§ Request
Copy the material that follows word for word and omit its pictures.

§ Supplied material
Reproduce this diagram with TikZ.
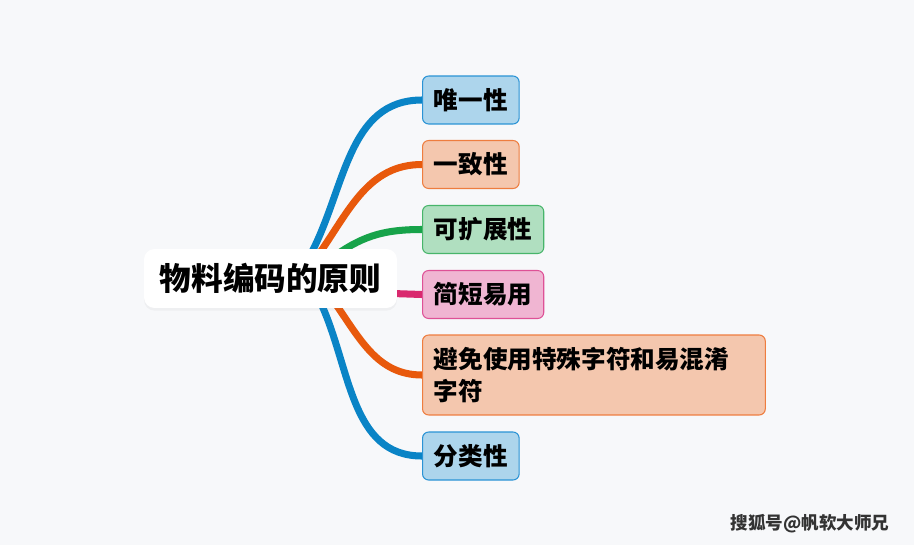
\documentclass[tikz,border=0pt]{standalone}
\usepackage{fontspec}
\setmainfont{Noto Sans CJK SC}
\usepackage{xcolor}
\usepackage{tikz}
\usetikzlibrary{backgrounds,shadows}

\definecolor{bgcol}{HTML}{F7F8FA}
\definecolor{blueFill}{HTML}{ADD5EC}
\definecolor{blueEdge}{HTML}{2A93D5}
\definecolor{orangeFill}{HTML}{F4C7AE}
\definecolor{orangeEdge}{HTML}{EE7D3F}
\definecolor{greenFill}{HTML}{B0DFC0}
\definecolor{greenEdge}{HTML}{47B56A}
\definecolor{pinkFill}{HTML}{F0B5D2}
\definecolor{pinkEdge}{HTML}{DE5196}
\definecolor{blueLine}{HTML}{0A84C6}
\definecolor{orangeLine}{HTML}{E8590C}
\definecolor{greenLine}{HTML}{17A34A}
\definecolor{pinkLine}{HTML}{D9296E}

\tikzset{
  rootbox/.style={fill=white, rounded corners=6pt, minimum width=5.06cm, minimum height=1.18cm,
    font=\fontsize{18}{22}\selectfont\bfseries,
    drop shadow={opacity=0.07, shadow xshift=0pt, shadow yshift=-1.5pt}},
  leaf/.style={draw, line width=0.6pt, rounded corners=3.5pt, anchor=west, minimum height=0.96cm,
    inner xsep=6.5pt, font=\fontsize{14}{18}\selectfont\bfseries},
  link/.style={line width=4pt},
}

\begin{document}
\begin{tikzpicture}[x=0.02cm,y=-0.02cm]
\node[rootbox] (root) at (270.5,278.5) {物料编码的原则};
\node[leaf, fill=blueFill, draw=blueEdge] (unique) at (422,100) {唯一性};
\node[leaf, fill=orangeFill, draw=orangeEdge] (consist) at (422,164.5) {一致性};
\node[leaf, fill=greenFill, draw=greenEdge] (expand) at (422,229.5) {可扩展性};
\node[leaf, fill=pinkFill, draw=pinkEdge] (simple) at (422,294.5) {简短易用};
\node[leaf, fill=orangeFill, draw=orangeEdge, minimum height=1.6cm, text width=6.4cm, align=left,
  font=\fontsize{14}{18}\selectfont\bfseries] (avoid) at (422,375) {避免使用特殊字符和易混淆\\字符};
\node[leaf, fill=blueFill, draw=blueEdge] (classify) at (422,456) {分类性};
\node[font=\fontsize{10}{12}\selectfont\bfseries, text=black!80] (mark) at (810,524) {搜狐号@帆软大师兄};

\begin{scope}[on background layer]
\fill[bgcol] (0,0) rectangle (914,545);
% branches
\draw[link, blueLine] (root.north) ++(40,6) to[out=62,in=180] (unique.west);
\draw[link, orangeLine] (root.north) ++(48,6) to[out=55,in=180] (consist.west);
\draw[link, greenLine] (root.north) ++(66,6) to[out=35,in=180] (expand.west);
\draw[link, pinkLine] (root.east) ++(-5,15) -- (simple.west);
\draw[link, orangeLine] (root.south) ++(64,-6) to[out=-55,in=180] (avoid.west);
\draw[link, blueLine] (root.south) ++(50,-6) to[out=-65,in=180] (classify.west);
\end{scope}
\end{tikzpicture}
\end{document}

§ Written answer
Reproduce this diagram with TikZ.
\documentclass[tikz,border=0pt]{standalone}
\usepackage{fontspec}
\setmainfont{Noto Sans CJK SC}
\usepackage{xcolor}
\usepackage{tikz}
\usetikzlibrary{backgrounds,shadows}

\definecolor{bgcol}{HTML}{F7F8FA}
\definecolor{blueFill}{HTML}{ADD5EC}
\definecolor{blueEdge}{HTML}{2A93D5}
\definecolor{orangeFill}{HTML}{F4C7AE}
\definecolor{orangeEdge}{HTML}{EE7D3F}
\definecolor{greenFill}{HTML}{B0DFC0}
\definecolor{greenEdge}{HTML}{47B56A}
\definecolor{pinkFill}{HTML}{F0B5D2}
\definecolor{pinkEdge}{HTML}{DE5196}
\definecolor{blueLine}{HTML}{0A84C6}
\definecolor{orangeLine}{HTML}{E8590C}
\definecolor{greenLine}{HTML}{17A34A}
\definecolor{pinkLine}{HTML}{D9296E}

\tikzset{
  rootbox/.style={fill=white, rounded corners=6pt, minimum width=5.06cm, minimum height=1.18cm,
    font=\fontsize{18}{22}\selectfont\bfseries,
    drop shadow={opacity=0.07, shadow xshift=0pt, shadow yshift=-1.5pt}},
  leaf/.style={draw, line width=0.6pt, rounded corners=3.5pt, anchor=west, minimum height=0.96cm,
    inner xsep=6.5pt, font=\fontsize{14}{18}\selectfont\bfseries},
  link/.style={line width=4pt},
}

\begin{document}
\begin{tikzpicture}[x=0.02cm,y=-0.02cm]
\node[rootbox] (root) at (270.5,278.5) {物料编码的原则};
\node[leaf, fill=blueFill, draw=blueEdge] (unique) at (422,100) {唯一性};
\node[leaf, fill=orangeFill, draw=orangeEdge] (consist) at (422,164.5) {一致性};
\node[leaf, fill=greenFill, draw=greenEdge] (expand) at (422,229.5) {可扩展性};
\node[leaf, fill=pinkFill, draw=pinkEdge] (simple) at (422,294.5) {简短易用};
\node[leaf, fill=orangeFill, draw=orangeEdge, minimum height=1.6cm, text width=6.4cm, align=left,
  font=\fontsize{14}{18}\selectfont\bfseries] (avoid) at (422,375) {避免使用特殊字符和易混淆\\字符};
\node[leaf, fill=blueFill, draw=blueEdge] (classify) at (422,456) {分类性};
\node[font=\fontsize{10}{12}\selectfont\bfseries, text=black!80] (mark) at (810,524) {搜狐号@帆软大师兄};

\begin{scope}[on background layer]
\fill[bgcol] (0,0) rectangle (914,545);
% branches
\draw[link, blueLine] (root.north) ++(40,6) to[out=62,in=180] (unique.west);
\draw[link, orangeLine] (root.north) ++(48,6) to[out=55,in=180] (consist.west);
\draw[link, greenLine] (root.north) ++(66,6) to[out=35,in=180] (expand.west);
\draw[link, pinkLine] (root.east) ++(-5,15) -- (simple.west);
\draw[link, orangeLine] (root.south) ++(64,-6) to[out=-55,in=180] (avoid.west);
\draw[link, blueLine] (root.south) ++(50,-6) to[out=-65,in=180] (classify.west);
\end{scope}
\end{tikzpicture}
\end{document}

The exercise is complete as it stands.